The budget for 2020-21 to be presented on February 1 is keenly awaited for the expected second wave of structural reforms for pulling out the economy from its over six-year low growth of 4.5 percent.
In addition to expenditure secretary, the position of joint secretary (Budget), one of the key officials in the entire Budget-making process, is also vacant for almost three months.
The post of expenditure secretary fell vacant after the appointment of GC Murmu as the first lieutenant governor of the newly-created Union Territory of Jammu and Kashmir. Murmu relinquished the post of expenditure secretary on October 29 and subsequently, the additional charge of the Department of Expenditure was given to Atanu Chakraborty.
Chakraborty, a 1985-batch IAS officer of the Gujarat cadre, is secretary economic affairs in the finance ministry.
After over a year-long stint in the Department of Investment and Public Asset Management (DIPAM), Chakraborty was appointed Economic Affairs Secretary in July this year in a major bureaucratic reshuffle.
The finance ministry kick-started the exercise to prepare the annual budget for 2020-21 from October 14 with pre-Budget/RE (Revised Estimate) meetings. The series of meetings with different departments and ministries concluded last month.
The Budget Estimates for 2020-21 are provisionally finalised after the Expenditure Secretary completes discussions with other secretaries and financial advisers.
The second budget of finance minister Nirmala Sitharaman is considered to be crucial as it will come in against the backdrop of a slowdown in the economy.
The Reserve Bank in its monetary policy last week downgraded the growth forecast for 2019-20 to 5 percent from the earlier projection of 6.1 percent.
To beat the slowdown, the finance minister has said reforms to boost the economy would continue and also hinted at tweaking personal income tax rates in the upcoming Budget.
The government is examining the direct tax code (DTC) report concerning personal income tax.
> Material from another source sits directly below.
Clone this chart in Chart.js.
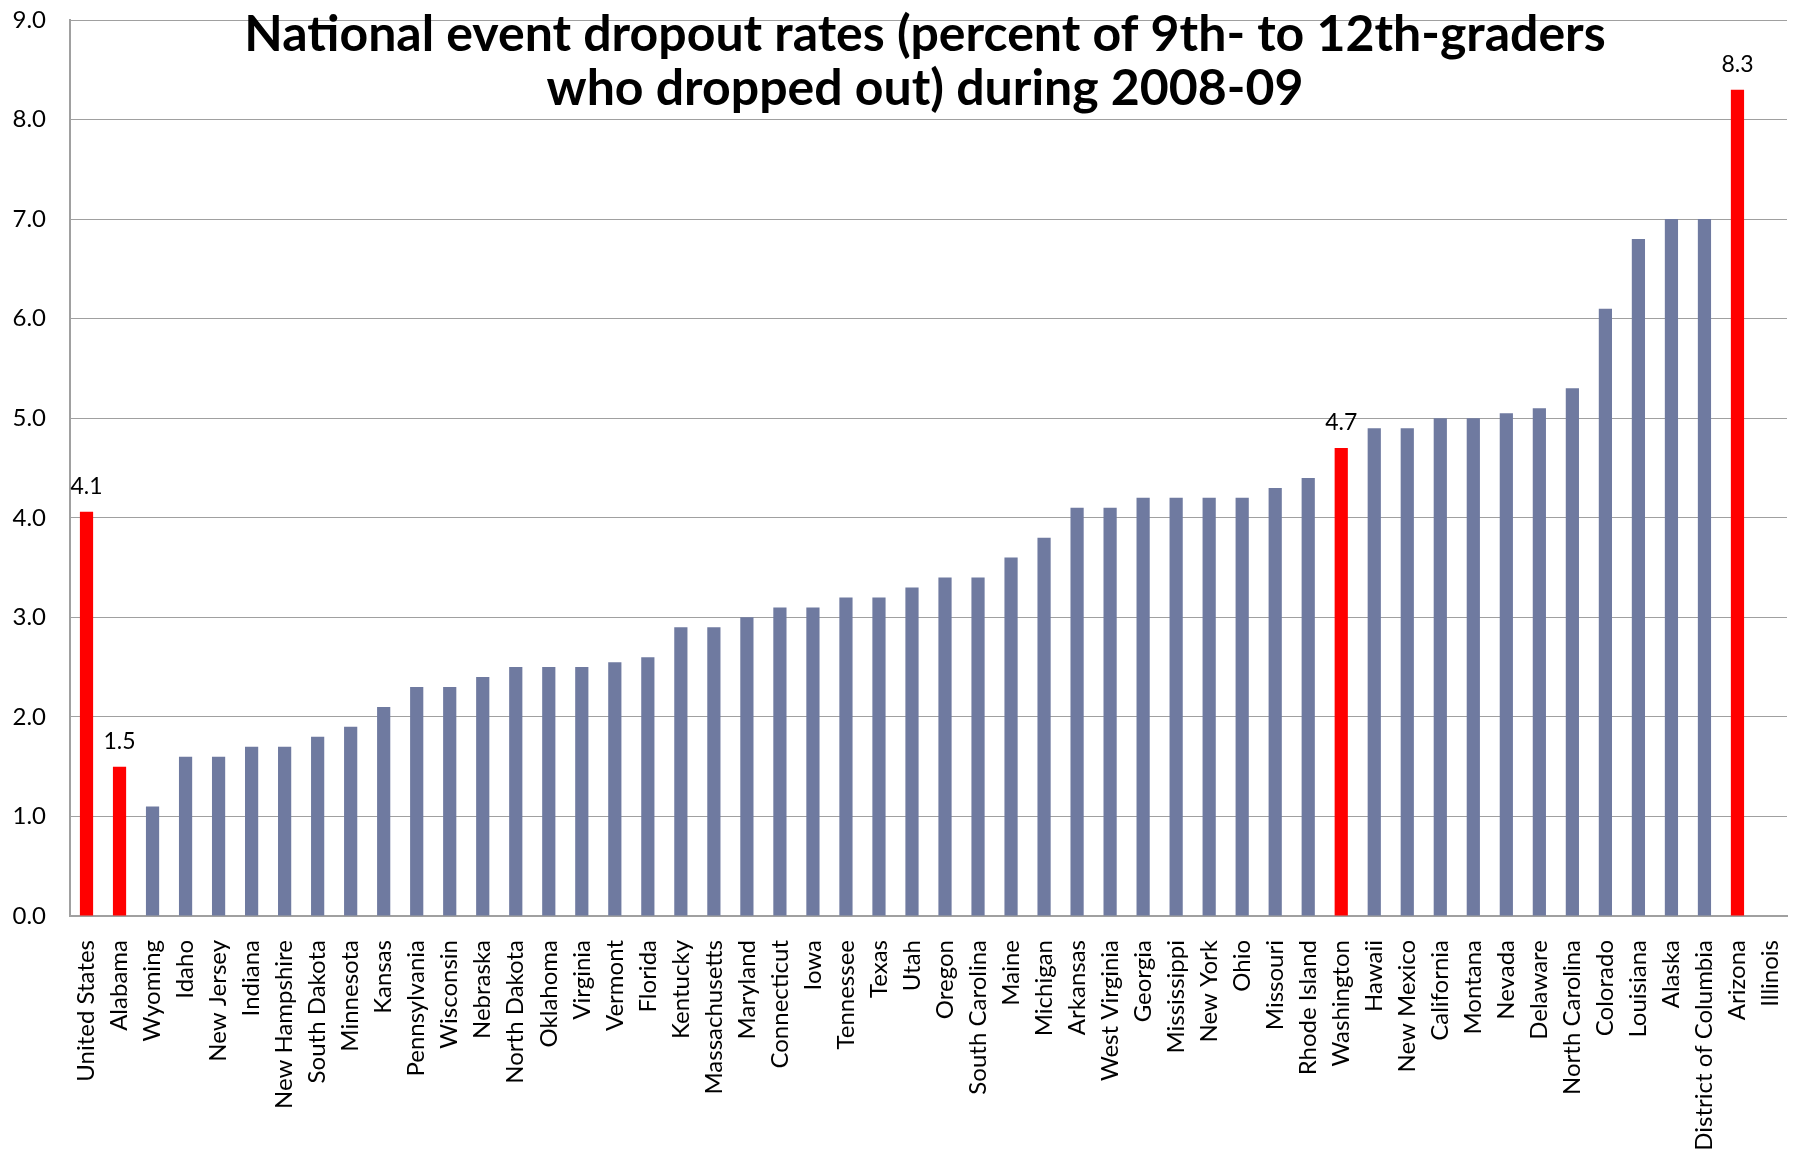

It is considering the rationalisation of the personal income tax rate for boosting consumption.
Following the reduction in corporate tax in September, there has been a growing demand for a slash in the personal income tax to buttress consumption.
In the biggest reduction in 28 years, the government in September slashed corporate tax rates up to 10 percentage points as it looked to pull the economy out of a six-year low growth with a Rs 1.45 lakh crore tax break.
Base corporate tax for existing companies has been reduced to 22 per cent from 30 per cent, and to 15 percent from 25 percent for new manufacturing firms incorporated after October 1, 2019, and starting operations before March 31, 2023.